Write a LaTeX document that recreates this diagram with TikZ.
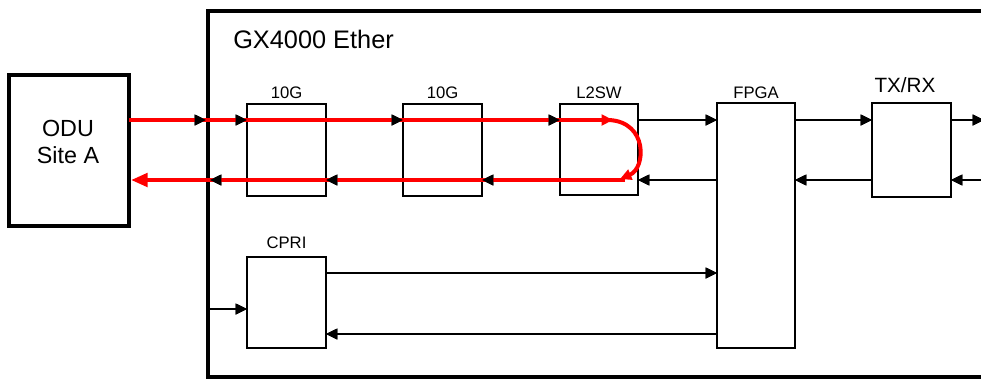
\documentclass[tikz,border=0pt]{standalone}
\usepackage{fontspec}
\setmainfont{Liberation Sans}
\usetikzlibrary{arrows.meta,calc}
\newcommand\blkconn[1]{%
  \draw[#1] (odu.east|-rt) -- (wall|-rt);
  \draw[#1] (wall|-rt) -- (g1.west|-rt);
  \draw[#1] (g1.east|-rt) -- (g2.west|-rt);
  \draw[#1] (g2.east|-rt) -- (l2.west|-rt);
  \draw[#1] (l2.east|-rt) -- (fpga.west|-rt);
  \draw[#1] (fpga.east|-rt) -- (txrx.west|-rt);
  \draw[#1] (txrx.east|-rt) -- (edge|-rt);
  \draw[#1] (far|-rb) -- (txrx.east|-rb);
  \draw[#1] (txrx.west|-rb) -- (fpga.east|-rb);
  \draw[#1] (fpga.west|-rb) -- (l2.east|-rb);
  \draw[#1] (l2.west|-rb) -- (g2.east|-rb);
  \draw[#1] (g2.west|-rb) -- (g1.east|-rb);
  \draw[#1] (g1.west|-rb) -- (wallr|-rb);
  \draw[#1] (wall|-ci) -- (cpri.west|-ci);
  \draw[#1] (cpri.east|-cu) -- (fpga.west|-cu);
  \draw[#1] (fpga.west|-cd) -- (cpri.east|-cd);
}
\begin{document}
\begin{tikzpicture}[x=0.75pt,y=-0.75pt,
  box/.style 2 args={draw, line width=1.1pt, minimum width=#1*0.75pt, minimum height=#2*0.75pt, inner sep=0pt, outer sep=0pt},
  lbl/.style={font=\fontsize{12.5}{14}\selectfont, inner sep=0pt},
  arr/.style={line width=1.1pt, -{Triangle[length=8.5pt,width=8pt]}},
  tiponly/.style={arr, dash pattern=on 0pt off 3000pt},
  redl/.style={red, line width=3pt, -{Triangle[length=8.5pt,width=8pt]}},
  redbig/.style={red, line width=3pt, shorten >=1.5pt, -{Triangle[length=12.5pt,width=10pt]}},
  frame/.style={line width=3.2pt, line join=miter},
]
\useasboundingbox (0,0) rectangle (981,379);
\draw[frame] (995,11) -- (208,11) -- (208,377) -- (995,377);
\node[anchor=base west, font=\fontsize{19}{22}\selectfont, inner sep=0pt] (title) at (233,48) {GX4000 Ether};
\node[box={120}{151}, line width=3pt] (odu) at (69,150.5) {};
\node[font=\fontsize{17.5}{20.5}\selectfont, align=center, inner sep=0pt] (odutxt) at (68,142) {ODU\\Site A};
\node[box={79}{92}, label={[lbl,label distance=3.5pt]north:10G}] (g1) at (286.5,150) {};
\node[box={79}{92}, label={[lbl,label distance=3.5pt]north:10G}] (g2) at (442.5,150) {};
\node[box={78}{91}, label={[lbl,label distance=4pt]north:L2SW}] (l2) at (599,149.5) {};
\node[box={78}{245}, label={[lbl,label distance=3pt]north:FPGA}] (fpga) at (756,225.5) {};
\node[box={79}{94}] (txrx) at (911.5,150) {};
\node[anchor=base, font=\fontsize{15.5}{18}\selectfont, inner sep=0pt] (txl) at (905,92) {TX/RX};
\node[box={79}{91}, label={[lbl,label distance=6pt]north:CPRI}] (cpri) at (286.5,302.5) {};
\coordinate (rt) at (0,120);
\coordinate (rb) at (0,180);
\coordinate (cu) at (0,273);
\coordinate (cd) at (0,334);
\coordinate (ci) at (0,309);
\coordinate (wall) at (206,0);
\coordinate (wallr) at (210,0);
\coordinate (edge) at (984,0);
\coordinate (far) at (995,0);
\blkconn{arr}
\coordinate (rtip) at (613,120);
\coordinate (rs) at (609,120);
\coordinate (re) at (620,179);
\coordinate (rb0) at (625,180);
\draw[redl] (odu.east|-rt) -- (rtip);
\draw[redl] (rs) .. controls (648,122) and (646,168) .. (re);
\draw[redbig] (rb0) -- (odu.east|-rb);
\blkconn{tiponly}
\end{tikzpicture}
\end{document}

☆ ☆ ☆

- [Required task]:
Repeat the material above verbatim, with no pictures in the output.

- [Written reply]:
Write a LaTeX document that recreates this diagram with TikZ.
\documentclass[tikz,border=0pt]{standalone}
\usepackage{fontspec}
\setmainfont{Liberation Sans}
\usetikzlibrary{arrows.meta,calc}
\newcommand\blkconn[1]{%
  \draw[#1] (odu.east|-rt) -- (wall|-rt);
  \draw[#1] (wall|-rt) -- (g1.west|-rt);
  \draw[#1] (g1.east|-rt) -- (g2.west|-rt);
  \draw[#1] (g2.east|-rt) -- (l2.west|-rt);
  \draw[#1] (l2.east|-rt) -- (fpga.west|-rt);
  \draw[#1] (fpga.east|-rt) -- (txrx.west|-rt);
  \draw[#1] (txrx.east|-rt) -- (edge|-rt);
  \draw[#1] (far|-rb) -- (txrx.east|-rb);
  \draw[#1] (txrx.west|-rb) -- (fpga.east|-rb);
  \draw[#1] (fpga.west|-rb) -- (l2.east|-rb);
  \draw[#1] (l2.west|-rb) -- (g2.east|-rb);
  \draw[#1] (g2.west|-rb) -- (g1.east|-rb);
  \draw[#1] (g1.west|-rb) -- (wallr|-rb);
  \draw[#1] (wall|-ci) -- (cpri.west|-ci);
  \draw[#1] (cpri.east|-cu) -- (fpga.west|-cu);
  \draw[#1] (fpga.west|-cd) -- (cpri.east|-cd);
}
\begin{document}
\begin{tikzpicture}[x=0.75pt,y=-0.75pt,
  box/.style 2 args={draw, line width=1.1pt, minimum width=#1*0.75pt, minimum height=#2*0.75pt, inner sep=0pt, outer sep=0pt},
  lbl/.style={font=\fontsize{12.5}{14}\selectfont, inner sep=0pt},
  arr/.style={line width=1.1pt, -{Triangle[length=8.5pt,width=8pt]}},
  tiponly/.style={arr, dash pattern=on 0pt off 3000pt},
  redl/.style={red, line width=3pt, -{Triangle[length=8.5pt,width=8pt]}},
  redbig/.style={red, line width=3pt, shorten >=1.5pt, -{Triangle[length=12.5pt,width=10pt]}},
  frame/.style={line width=3.2pt, line join=miter},
]
\useasboundingbox (0,0) rectangle (981,379);
\draw[frame] (995,11) -- (208,11) -- (208,377) -- (995,377);
\node[anchor=base west, font=\fontsize{19}{22}\selectfont, inner sep=0pt] (title) at (233,48) {GX4000 Ether};
\node[box={120}{151}, line width=3pt] (odu) at (69,150.5) {};
\node[font=\fontsize{17.5}{20.5}\selectfont, align=center, inner sep=0pt] (odutxt) at (68,142) {ODU\\Site A};
\node[box={79}{92}, label={[lbl,label distance=3.5pt]north:10G}] (g1) at (286.5,150) {};
\node[box={79}{92}, label={[lbl,label distance=3.5pt]north:10G}] (g2) at (442.5,150) {};
\node[box={78}{91}, label={[lbl,label distance=4pt]north:L2SW}] (l2) at (599,149.5) {};
\node[box={78}{245}, label={[lbl,label distance=3pt]north:FPGA}] (fpga) at (756,225.5) {};
\node[box={79}{94}] (txrx) at (911.5,150) {};
\node[anchor=base, font=\fontsize{15.5}{18}\selectfont, inner sep=0pt] (txl) at (905,92) {TX/RX};
\node[box={79}{91}, label={[lbl,label distance=6pt]north:CPRI}] (cpri) at (286.5,302.5) {};
\coordinate (rt) at (0,120);
\coordinate (rb) at (0,180);
\coordinate (cu) at (0,273);
\coordinate (cd) at (0,334);
\coordinate (ci) at (0,309);
\coordinate (wall) at (206,0);
\coordinate (wallr) at (210,0);
\coordinate (edge) at (984,0);
\coordinate (far) at (995,0);
\blkconn{arr}
\coordinate (rtip) at (613,120);
\coordinate (rs) at (609,120);
\coordinate (re) at (620,179);
\coordinate (rb0) at (625,180);
\draw[redl] (odu.east|-rt) -- (rtip);
\draw[redl] (rs) .. controls (648,122) and (646,168) .. (re);
\draw[redbig] (rb0) -- (odu.east|-rb);
\blkconn{tiponly}
\end{tikzpicture}
\end{document}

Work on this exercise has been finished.